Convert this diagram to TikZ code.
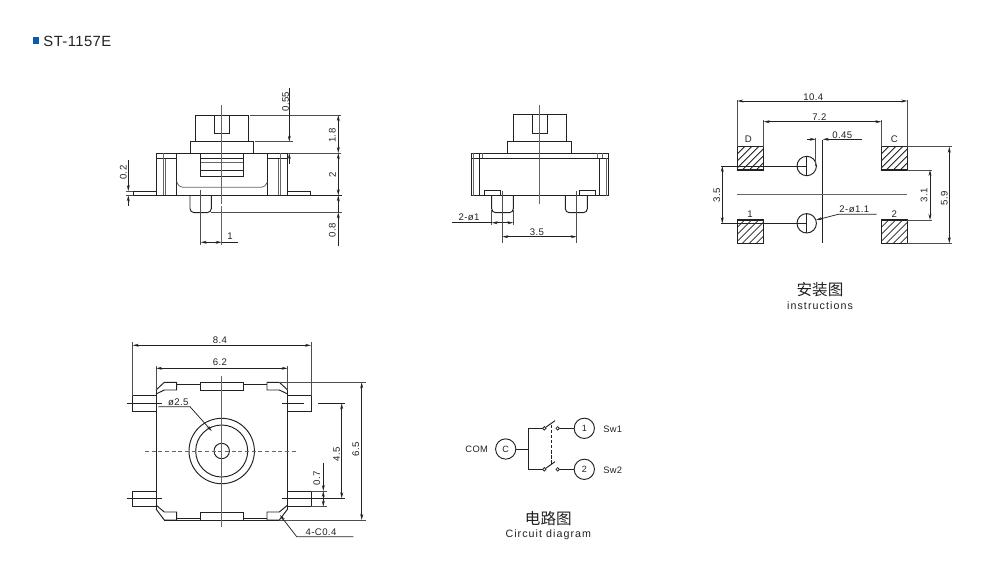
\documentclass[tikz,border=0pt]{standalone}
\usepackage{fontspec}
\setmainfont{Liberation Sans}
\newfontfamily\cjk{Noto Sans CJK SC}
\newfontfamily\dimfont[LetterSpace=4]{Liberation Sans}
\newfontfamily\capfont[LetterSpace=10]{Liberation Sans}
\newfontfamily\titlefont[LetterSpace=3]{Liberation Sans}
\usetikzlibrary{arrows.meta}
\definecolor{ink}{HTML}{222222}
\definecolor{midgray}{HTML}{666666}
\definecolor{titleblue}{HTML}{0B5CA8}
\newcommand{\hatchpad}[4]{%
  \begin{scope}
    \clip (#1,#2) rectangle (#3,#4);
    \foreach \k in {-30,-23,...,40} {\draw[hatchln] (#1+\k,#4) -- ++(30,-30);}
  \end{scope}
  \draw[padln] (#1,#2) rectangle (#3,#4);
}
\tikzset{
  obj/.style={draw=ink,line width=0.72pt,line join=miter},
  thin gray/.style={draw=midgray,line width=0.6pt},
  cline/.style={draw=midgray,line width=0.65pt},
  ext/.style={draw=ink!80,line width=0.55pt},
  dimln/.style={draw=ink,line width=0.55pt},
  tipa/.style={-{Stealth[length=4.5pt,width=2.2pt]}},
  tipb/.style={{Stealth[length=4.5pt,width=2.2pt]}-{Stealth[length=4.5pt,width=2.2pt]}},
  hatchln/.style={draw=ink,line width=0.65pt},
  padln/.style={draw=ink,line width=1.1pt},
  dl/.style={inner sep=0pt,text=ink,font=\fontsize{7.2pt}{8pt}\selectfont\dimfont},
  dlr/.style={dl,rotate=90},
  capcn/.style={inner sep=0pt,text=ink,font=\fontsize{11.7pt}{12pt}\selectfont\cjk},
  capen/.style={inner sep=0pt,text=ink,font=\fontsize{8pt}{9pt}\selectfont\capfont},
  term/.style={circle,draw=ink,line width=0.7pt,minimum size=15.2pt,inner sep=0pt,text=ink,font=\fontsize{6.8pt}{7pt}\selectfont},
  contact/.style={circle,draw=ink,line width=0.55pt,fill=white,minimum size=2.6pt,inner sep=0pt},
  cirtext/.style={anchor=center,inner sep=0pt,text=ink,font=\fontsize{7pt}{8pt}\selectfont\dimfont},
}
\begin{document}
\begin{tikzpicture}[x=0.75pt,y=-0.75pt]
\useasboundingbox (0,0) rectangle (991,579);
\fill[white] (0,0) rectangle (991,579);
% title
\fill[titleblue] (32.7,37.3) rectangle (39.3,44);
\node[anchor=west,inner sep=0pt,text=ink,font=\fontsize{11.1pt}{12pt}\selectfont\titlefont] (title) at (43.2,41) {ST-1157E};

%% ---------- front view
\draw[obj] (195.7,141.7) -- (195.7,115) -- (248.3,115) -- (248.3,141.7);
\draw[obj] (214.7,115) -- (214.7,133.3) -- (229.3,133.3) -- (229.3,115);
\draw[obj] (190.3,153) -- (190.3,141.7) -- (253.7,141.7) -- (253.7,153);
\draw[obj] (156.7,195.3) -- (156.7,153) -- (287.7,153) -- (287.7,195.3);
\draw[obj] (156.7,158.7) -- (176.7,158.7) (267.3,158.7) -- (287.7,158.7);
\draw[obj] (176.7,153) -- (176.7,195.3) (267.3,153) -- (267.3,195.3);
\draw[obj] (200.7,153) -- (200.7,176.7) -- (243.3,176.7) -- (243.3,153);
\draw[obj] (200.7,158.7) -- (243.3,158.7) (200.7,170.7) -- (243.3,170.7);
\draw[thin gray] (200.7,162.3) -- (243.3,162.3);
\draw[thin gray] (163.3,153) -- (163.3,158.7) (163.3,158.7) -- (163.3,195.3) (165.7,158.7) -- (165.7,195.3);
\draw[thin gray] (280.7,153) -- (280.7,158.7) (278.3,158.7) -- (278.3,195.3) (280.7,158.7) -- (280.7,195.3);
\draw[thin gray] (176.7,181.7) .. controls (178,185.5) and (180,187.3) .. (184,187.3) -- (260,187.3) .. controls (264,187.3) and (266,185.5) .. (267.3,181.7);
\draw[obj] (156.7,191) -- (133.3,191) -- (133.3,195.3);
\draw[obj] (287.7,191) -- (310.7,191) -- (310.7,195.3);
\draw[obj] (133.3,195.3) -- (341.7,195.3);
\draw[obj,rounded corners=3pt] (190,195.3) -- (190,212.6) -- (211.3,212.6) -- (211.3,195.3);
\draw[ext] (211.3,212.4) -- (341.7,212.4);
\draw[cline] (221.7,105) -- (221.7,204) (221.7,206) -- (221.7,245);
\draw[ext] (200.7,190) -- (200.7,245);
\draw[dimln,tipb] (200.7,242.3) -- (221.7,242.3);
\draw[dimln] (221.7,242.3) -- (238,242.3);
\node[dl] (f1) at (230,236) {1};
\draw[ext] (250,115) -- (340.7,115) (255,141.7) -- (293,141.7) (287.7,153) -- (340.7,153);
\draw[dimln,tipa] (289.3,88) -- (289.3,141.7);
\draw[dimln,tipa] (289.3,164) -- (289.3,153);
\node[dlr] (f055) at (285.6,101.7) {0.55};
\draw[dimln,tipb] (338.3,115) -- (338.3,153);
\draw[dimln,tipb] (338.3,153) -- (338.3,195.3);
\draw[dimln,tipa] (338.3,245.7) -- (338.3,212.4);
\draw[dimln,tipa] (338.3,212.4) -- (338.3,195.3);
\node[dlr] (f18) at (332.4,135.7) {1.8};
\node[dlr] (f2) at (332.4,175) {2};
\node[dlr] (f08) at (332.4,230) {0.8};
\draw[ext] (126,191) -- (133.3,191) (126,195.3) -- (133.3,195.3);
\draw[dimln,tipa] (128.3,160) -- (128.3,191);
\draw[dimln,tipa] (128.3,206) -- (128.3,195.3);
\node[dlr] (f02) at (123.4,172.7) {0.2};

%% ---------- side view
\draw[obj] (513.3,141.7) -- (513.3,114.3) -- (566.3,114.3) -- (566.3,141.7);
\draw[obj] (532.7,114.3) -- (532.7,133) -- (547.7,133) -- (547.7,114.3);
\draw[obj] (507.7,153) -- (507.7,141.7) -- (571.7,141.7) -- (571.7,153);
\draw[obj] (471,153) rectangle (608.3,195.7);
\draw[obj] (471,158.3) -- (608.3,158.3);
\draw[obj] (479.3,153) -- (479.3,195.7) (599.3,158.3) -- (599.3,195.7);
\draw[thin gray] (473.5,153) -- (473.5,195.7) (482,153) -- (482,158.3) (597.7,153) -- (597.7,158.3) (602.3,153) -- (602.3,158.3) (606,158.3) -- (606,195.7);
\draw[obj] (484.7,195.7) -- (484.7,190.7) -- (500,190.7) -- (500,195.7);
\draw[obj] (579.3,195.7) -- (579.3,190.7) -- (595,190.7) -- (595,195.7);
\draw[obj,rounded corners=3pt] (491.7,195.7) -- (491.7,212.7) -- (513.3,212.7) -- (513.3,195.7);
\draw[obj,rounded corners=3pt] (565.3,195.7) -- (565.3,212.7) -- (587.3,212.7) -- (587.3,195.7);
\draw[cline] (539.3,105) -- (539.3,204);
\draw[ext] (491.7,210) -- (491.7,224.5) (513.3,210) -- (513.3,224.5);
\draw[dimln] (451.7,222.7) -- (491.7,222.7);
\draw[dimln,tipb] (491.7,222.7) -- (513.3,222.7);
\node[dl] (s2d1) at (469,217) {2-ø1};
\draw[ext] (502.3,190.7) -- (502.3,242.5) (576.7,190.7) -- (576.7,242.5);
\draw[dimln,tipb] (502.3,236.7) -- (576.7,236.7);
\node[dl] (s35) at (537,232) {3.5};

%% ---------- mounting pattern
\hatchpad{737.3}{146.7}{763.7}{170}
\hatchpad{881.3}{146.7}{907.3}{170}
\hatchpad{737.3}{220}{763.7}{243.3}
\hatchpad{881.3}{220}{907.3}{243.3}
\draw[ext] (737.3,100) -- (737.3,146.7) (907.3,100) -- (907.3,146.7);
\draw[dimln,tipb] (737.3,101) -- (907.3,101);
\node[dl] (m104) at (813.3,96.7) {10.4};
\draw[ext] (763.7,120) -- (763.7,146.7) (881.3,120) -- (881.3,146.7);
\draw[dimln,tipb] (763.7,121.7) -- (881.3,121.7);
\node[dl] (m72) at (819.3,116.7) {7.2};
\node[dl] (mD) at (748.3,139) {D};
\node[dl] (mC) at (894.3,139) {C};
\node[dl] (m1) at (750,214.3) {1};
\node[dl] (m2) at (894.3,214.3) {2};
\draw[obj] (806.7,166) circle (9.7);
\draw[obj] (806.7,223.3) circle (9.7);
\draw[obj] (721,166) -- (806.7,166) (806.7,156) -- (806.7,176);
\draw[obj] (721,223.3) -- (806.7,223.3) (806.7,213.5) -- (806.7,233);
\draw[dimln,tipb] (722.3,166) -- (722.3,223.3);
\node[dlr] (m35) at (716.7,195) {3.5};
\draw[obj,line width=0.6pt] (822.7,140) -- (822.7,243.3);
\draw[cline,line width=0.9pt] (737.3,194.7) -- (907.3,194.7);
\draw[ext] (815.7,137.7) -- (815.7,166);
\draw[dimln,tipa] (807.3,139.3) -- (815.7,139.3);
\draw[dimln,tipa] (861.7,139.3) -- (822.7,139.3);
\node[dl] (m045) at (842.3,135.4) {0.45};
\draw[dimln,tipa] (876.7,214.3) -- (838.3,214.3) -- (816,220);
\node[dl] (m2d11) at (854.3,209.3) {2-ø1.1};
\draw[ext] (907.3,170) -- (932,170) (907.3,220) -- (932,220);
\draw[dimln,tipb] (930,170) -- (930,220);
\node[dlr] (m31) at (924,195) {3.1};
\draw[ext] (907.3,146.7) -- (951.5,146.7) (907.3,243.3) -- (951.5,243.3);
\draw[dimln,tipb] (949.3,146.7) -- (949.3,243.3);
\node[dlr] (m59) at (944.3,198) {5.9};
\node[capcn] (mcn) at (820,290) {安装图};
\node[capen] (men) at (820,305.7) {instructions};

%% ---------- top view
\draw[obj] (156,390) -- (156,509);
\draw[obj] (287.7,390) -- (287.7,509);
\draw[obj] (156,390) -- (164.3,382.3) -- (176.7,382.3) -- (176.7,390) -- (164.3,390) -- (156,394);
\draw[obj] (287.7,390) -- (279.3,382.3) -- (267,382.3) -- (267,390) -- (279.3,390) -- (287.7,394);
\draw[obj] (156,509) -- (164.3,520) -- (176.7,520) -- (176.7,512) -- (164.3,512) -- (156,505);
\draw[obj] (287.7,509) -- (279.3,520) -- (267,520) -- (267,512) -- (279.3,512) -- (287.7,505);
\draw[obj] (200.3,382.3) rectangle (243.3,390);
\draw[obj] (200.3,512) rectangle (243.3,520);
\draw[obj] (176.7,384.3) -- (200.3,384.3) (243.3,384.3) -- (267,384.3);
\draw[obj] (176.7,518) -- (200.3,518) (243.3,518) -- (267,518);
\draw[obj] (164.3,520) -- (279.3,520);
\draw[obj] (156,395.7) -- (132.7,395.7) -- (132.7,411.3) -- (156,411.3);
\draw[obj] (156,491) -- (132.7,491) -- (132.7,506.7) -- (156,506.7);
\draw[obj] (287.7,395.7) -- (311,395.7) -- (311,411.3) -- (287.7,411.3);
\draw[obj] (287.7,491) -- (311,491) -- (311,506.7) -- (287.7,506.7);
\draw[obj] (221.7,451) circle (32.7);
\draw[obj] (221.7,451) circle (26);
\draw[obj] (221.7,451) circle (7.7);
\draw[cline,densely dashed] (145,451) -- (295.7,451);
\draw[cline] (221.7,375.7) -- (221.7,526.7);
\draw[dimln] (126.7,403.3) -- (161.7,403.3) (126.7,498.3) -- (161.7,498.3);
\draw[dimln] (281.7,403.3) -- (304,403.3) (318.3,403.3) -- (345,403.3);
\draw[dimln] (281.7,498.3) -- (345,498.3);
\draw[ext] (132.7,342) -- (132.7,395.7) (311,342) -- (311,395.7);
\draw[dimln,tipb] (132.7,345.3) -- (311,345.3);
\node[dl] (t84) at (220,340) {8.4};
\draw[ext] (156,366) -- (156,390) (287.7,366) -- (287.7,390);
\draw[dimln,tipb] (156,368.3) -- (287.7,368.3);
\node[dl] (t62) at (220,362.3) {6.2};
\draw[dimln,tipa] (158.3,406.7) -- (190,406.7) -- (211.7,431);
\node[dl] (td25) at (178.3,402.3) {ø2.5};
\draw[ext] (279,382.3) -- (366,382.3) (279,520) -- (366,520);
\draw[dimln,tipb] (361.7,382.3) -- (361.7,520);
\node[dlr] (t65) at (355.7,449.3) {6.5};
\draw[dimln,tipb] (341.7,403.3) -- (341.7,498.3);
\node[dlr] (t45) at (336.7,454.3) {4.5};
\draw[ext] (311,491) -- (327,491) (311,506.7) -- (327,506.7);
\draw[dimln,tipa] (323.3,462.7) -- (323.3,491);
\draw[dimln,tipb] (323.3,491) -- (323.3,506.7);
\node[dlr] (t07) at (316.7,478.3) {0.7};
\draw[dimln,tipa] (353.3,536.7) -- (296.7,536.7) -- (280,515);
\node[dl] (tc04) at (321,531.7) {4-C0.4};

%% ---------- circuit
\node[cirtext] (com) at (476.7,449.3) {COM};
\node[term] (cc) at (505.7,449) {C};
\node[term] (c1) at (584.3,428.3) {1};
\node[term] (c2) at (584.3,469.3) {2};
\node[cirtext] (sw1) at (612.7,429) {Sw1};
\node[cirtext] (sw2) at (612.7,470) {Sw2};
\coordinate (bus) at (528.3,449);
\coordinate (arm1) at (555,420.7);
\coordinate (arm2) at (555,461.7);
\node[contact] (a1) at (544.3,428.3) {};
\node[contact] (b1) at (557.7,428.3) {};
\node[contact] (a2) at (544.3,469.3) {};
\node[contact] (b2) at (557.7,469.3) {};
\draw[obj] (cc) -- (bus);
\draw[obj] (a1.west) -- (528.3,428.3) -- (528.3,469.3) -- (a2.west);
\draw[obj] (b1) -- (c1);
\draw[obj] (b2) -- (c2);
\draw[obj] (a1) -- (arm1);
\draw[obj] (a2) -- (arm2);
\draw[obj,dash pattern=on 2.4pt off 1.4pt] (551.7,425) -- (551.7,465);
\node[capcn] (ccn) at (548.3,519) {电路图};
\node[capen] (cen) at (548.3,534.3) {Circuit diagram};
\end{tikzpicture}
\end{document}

What you have to do ::
Extract the lines exactly, please: the first line of the listing, the line with "(title) at (43.2,41)", and every line between them, but no pictures.

Output below ::
Convert this diagram to TikZ code.
\documentclass[tikz,border=0pt]{standalone}
\usepackage{fontspec}
\setmainfont{Liberation Sans}
\newfontfamily\cjk{Noto Sans CJK SC}
\newfontfamily\dimfont[LetterSpace=4]{Liberation Sans}
\newfontfamily\capfont[LetterSpace=10]{Liberation Sans}
\newfontfamily\titlefont[LetterSpace=3]{Liberation Sans}
\usetikzlibrary{arrows.meta}
\definecolor{ink}{HTML}{222222}
\definecolor{midgray}{HTML}{666666}
\definecolor{titleblue}{HTML}{0B5CA8}
\newcommand{\hatchpad}[4]{%
  \begin{scope}
    \clip (#1,#2) rectangle (#3,#4);
    \foreach \k in {-30,-23,...,40} {\draw[hatchln] (#1+\k,#4) -- ++(30,-30);}
  \end{scope}
  \draw[padln] (#1,#2) rectangle (#3,#4);
}
\tikzset{
  obj/.style={draw=ink,line width=0.72pt,line join=miter},
  thin gray/.style={draw=midgray,line width=0.6pt},
  cline/.style={draw=midgray,line width=0.65pt},
  ext/.style={draw=ink!80,line width=0.55pt},
  dimln/.style={draw=ink,line width=0.55pt},
  tipa/.style={-{Stealth[length=4.5pt,width=2.2pt]}},
  tipb/.style={{Stealth[length=4.5pt,width=2.2pt]}-{Stealth[length=4.5pt,width=2.2pt]}},
  hatchln/.style={draw=ink,line width=0.65pt},
  padln/.style={draw=ink,line width=1.1pt},
  dl/.style={inner sep=0pt,text=ink,font=\fontsize{7.2pt}{8pt}\selectfont\dimfont},
  dlr/.style={dl,rotate=90},
  capcn/.style={inner sep=0pt,text=ink,font=\fontsize{11.7pt}{12pt}\selectfont\cjk},
  capen/.style={inner sep=0pt,text=ink,font=\fontsize{8pt}{9pt}\selectfont\capfont},
  term/.style={circle,draw=ink,line width=0.7pt,minimum size=15.2pt,inner sep=0pt,text=ink,font=\fontsize{6.8pt}{7pt}\selectfont},
  contact/.style={circle,draw=ink,line width=0.55pt,fill=white,minimum size=2.6pt,inner sep=0pt},
  cirtext/.style={anchor=center,inner sep=0pt,text=ink,font=\fontsize{7pt}{8pt}\selectfont\dimfont},
}
\begin{document}
\begin{tikzpicture}[x=0.75pt,y=-0.75pt]
\useasboundingbox (0,0) rectangle (991,579);
\fill[white] (0,0) rectangle (991,579);
% title
\fill[titleblue] (32.7,37.3) rectangle (39.3,44);
\node[anchor=west,inner sep=0pt,text=ink,font=\fontsize{11.1pt}{12pt}\selectfont\titlefont] (title) at (43.2,41) {ST-1157E};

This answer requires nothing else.